▸ **What you are asked to do**
Retype only what runs from the first line of the listing to the line holding "(0,0) rectangle (1090,545);", both included. Do not retype the pictures.

-- Begin The data --

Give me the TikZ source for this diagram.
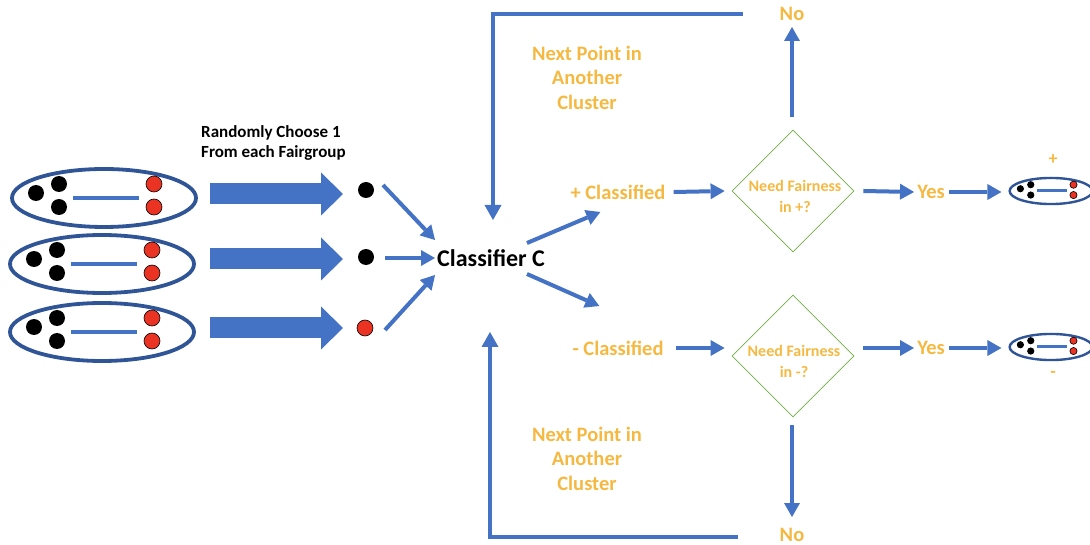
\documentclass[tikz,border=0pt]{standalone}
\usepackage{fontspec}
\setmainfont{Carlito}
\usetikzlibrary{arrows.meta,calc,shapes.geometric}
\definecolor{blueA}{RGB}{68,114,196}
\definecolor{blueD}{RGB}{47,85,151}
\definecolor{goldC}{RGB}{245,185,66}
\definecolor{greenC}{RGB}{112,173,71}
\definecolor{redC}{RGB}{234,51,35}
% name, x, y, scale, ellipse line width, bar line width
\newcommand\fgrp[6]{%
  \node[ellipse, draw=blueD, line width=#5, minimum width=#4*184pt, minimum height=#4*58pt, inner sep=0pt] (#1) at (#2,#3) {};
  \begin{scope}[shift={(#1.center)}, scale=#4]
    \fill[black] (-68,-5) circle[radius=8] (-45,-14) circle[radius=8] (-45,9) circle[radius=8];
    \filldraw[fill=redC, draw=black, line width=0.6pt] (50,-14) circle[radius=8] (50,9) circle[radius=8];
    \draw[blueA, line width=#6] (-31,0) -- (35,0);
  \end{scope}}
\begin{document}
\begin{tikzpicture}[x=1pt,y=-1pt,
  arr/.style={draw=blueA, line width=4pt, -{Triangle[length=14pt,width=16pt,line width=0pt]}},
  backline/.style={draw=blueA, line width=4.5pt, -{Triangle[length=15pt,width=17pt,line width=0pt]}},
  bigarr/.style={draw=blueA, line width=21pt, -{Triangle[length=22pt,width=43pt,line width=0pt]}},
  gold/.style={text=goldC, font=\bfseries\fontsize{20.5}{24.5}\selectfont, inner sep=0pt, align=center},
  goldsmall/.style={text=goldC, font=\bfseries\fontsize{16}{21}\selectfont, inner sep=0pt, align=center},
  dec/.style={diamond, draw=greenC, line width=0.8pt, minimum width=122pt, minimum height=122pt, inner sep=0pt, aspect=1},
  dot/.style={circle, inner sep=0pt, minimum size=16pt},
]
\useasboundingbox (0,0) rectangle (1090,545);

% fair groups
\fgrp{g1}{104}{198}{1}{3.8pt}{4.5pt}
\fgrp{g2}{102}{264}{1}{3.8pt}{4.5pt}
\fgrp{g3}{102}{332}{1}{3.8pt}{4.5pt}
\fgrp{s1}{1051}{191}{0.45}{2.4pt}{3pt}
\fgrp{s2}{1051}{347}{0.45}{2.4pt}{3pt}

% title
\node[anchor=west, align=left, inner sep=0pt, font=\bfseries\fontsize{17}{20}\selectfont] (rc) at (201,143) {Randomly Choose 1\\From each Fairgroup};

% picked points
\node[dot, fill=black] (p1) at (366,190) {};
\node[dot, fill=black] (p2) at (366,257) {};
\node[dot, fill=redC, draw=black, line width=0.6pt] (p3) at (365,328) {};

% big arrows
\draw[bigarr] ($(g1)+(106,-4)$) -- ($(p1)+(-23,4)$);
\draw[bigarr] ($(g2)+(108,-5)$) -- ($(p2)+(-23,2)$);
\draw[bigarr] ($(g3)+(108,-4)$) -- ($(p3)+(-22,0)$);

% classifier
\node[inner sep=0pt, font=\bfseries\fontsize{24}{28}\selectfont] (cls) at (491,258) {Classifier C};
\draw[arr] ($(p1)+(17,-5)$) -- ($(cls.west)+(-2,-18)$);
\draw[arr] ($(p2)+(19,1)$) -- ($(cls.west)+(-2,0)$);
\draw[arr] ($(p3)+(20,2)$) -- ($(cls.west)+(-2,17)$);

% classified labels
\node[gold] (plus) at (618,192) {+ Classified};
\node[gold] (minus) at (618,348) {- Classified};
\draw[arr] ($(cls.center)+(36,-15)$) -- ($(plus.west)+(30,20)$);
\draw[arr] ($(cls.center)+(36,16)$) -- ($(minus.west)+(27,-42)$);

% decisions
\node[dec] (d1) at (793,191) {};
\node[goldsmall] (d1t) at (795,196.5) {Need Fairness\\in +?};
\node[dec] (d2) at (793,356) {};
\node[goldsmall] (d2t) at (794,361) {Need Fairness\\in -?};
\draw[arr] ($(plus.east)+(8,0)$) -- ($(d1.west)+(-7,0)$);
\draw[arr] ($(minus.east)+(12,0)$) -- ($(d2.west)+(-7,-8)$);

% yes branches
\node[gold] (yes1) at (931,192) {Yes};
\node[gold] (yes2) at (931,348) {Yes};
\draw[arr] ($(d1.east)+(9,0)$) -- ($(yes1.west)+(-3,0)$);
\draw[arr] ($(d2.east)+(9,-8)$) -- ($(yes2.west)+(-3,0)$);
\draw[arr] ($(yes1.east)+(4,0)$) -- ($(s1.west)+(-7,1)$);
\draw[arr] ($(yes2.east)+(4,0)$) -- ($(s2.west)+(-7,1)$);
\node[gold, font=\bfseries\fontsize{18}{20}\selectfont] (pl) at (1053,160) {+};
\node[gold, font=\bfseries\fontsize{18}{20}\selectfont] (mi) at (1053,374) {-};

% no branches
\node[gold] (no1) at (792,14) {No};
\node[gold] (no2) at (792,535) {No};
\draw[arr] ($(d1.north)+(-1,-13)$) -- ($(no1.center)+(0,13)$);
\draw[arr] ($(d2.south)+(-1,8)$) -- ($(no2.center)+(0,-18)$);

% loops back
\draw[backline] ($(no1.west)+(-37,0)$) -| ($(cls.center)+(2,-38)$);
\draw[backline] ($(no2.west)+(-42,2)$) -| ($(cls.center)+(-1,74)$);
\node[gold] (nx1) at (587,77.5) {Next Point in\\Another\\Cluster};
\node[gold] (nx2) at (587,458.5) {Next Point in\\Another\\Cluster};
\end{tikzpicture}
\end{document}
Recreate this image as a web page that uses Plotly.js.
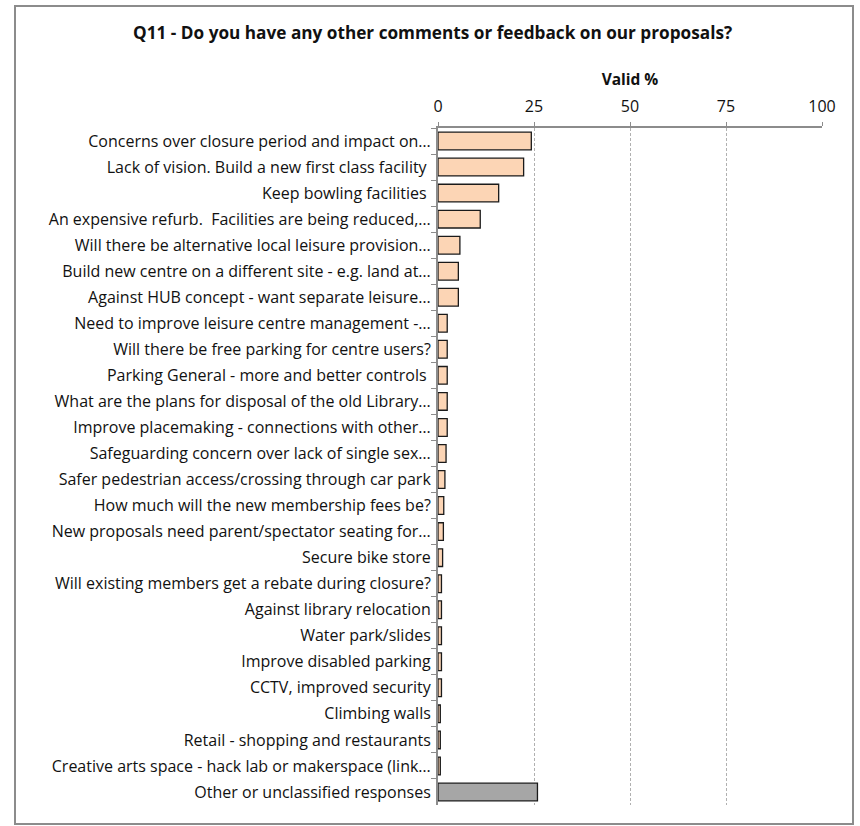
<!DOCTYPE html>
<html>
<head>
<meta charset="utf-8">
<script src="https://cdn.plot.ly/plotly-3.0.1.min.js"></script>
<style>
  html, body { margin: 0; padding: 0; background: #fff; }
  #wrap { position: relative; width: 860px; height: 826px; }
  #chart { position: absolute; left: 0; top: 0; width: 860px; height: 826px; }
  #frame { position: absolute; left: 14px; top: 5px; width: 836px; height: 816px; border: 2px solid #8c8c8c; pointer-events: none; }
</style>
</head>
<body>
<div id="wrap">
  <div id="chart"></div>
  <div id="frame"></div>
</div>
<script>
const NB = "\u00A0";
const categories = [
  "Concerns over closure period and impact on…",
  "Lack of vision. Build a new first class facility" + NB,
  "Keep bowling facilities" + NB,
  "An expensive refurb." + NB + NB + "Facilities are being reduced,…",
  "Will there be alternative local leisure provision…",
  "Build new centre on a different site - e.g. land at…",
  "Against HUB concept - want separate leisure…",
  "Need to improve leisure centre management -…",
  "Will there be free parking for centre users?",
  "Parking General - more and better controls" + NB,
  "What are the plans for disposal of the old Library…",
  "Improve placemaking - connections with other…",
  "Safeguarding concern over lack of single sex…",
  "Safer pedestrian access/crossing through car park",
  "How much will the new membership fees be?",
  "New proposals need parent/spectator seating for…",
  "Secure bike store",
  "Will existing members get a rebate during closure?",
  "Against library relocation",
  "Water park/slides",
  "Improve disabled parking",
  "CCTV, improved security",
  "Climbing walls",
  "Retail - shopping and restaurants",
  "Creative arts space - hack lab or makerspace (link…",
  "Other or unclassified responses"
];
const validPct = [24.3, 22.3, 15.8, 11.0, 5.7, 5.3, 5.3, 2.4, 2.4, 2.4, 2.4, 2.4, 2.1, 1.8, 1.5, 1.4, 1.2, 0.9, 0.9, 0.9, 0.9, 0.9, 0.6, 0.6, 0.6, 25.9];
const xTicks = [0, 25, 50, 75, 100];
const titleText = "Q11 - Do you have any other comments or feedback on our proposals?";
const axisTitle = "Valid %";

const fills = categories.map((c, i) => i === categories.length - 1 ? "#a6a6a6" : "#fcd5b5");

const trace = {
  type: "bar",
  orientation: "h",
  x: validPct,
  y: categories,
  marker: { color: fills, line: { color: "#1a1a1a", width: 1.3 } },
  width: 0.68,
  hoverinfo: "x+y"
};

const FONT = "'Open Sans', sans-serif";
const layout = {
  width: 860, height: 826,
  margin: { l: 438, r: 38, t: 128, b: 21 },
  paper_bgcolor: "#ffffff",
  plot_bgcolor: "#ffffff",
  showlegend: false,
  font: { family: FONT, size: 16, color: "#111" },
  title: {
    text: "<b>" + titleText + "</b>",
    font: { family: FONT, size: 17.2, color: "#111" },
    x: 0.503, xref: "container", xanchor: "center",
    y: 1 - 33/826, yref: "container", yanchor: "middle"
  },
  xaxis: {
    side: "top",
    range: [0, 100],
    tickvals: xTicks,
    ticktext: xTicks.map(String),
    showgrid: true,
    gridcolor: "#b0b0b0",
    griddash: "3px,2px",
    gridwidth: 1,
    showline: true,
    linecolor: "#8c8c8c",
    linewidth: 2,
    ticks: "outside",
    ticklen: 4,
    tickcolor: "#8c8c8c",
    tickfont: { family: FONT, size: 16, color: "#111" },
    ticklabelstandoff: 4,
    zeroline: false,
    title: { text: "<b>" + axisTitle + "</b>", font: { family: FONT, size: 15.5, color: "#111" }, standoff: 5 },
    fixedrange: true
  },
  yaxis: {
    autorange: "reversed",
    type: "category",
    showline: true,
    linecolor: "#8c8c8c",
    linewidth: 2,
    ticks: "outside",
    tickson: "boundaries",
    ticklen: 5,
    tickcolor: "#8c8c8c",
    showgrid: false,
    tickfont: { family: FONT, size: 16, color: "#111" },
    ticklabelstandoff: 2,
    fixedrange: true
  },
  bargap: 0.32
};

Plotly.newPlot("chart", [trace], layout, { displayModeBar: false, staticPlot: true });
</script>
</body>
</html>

-- End The data --

▸ **Answer in full**
Give me the TikZ source for this diagram.
\documentclass[tikz,border=0pt]{standalone}
\usepackage{fontspec}
\setmainfont{Carlito}
\usetikzlibrary{arrows.meta,calc,shapes.geometric}
\definecolor{blueA}{RGB}{68,114,196}
\definecolor{blueD}{RGB}{47,85,151}
\definecolor{goldC}{RGB}{245,185,66}
\definecolor{greenC}{RGB}{112,173,71}
\definecolor{redC}{RGB}{234,51,35}
% name, x, y, scale, ellipse line width, bar line width
\newcommand\fgrp[6]{%
  \node[ellipse, draw=blueD, line width=#5, minimum width=#4*184pt, minimum height=#4*58pt, inner sep=0pt] (#1) at (#2,#3) {};
  \begin{scope}[shift={(#1.center)}, scale=#4]
    \fill[black] (-68,-5) circle[radius=8] (-45,-14) circle[radius=8] (-45,9) circle[radius=8];
    \filldraw[fill=redC, draw=black, line width=0.6pt] (50,-14) circle[radius=8] (50,9) circle[radius=8];
    \draw[blueA, line width=#6] (-31,0) -- (35,0);
  \end{scope}}
\begin{document}
\begin{tikzpicture}[x=1pt,y=-1pt,
  arr/.style={draw=blueA, line width=4pt, -{Triangle[length=14pt,width=16pt,line width=0pt]}},
  backline/.style={draw=blueA, line width=4.5pt, -{Triangle[length=15pt,width=17pt,line width=0pt]}},
  bigarr/.style={draw=blueA, line width=21pt, -{Triangle[length=22pt,width=43pt,line width=0pt]}},
  gold/.style={text=goldC, font=\bfseries\fontsize{20.5}{24.5}\selectfont, inner sep=0pt, align=center},
  goldsmall/.style={text=goldC, font=\bfseries\fontsize{16}{21}\selectfont, inner sep=0pt, align=center},
  dec/.style={diamond, draw=greenC, line width=0.8pt, minimum width=122pt, minimum height=122pt, inner sep=0pt, aspect=1},
  dot/.style={circle, inner sep=0pt, minimum size=16pt},
]
\useasboundingbox (0,0) rectangle (1090,545);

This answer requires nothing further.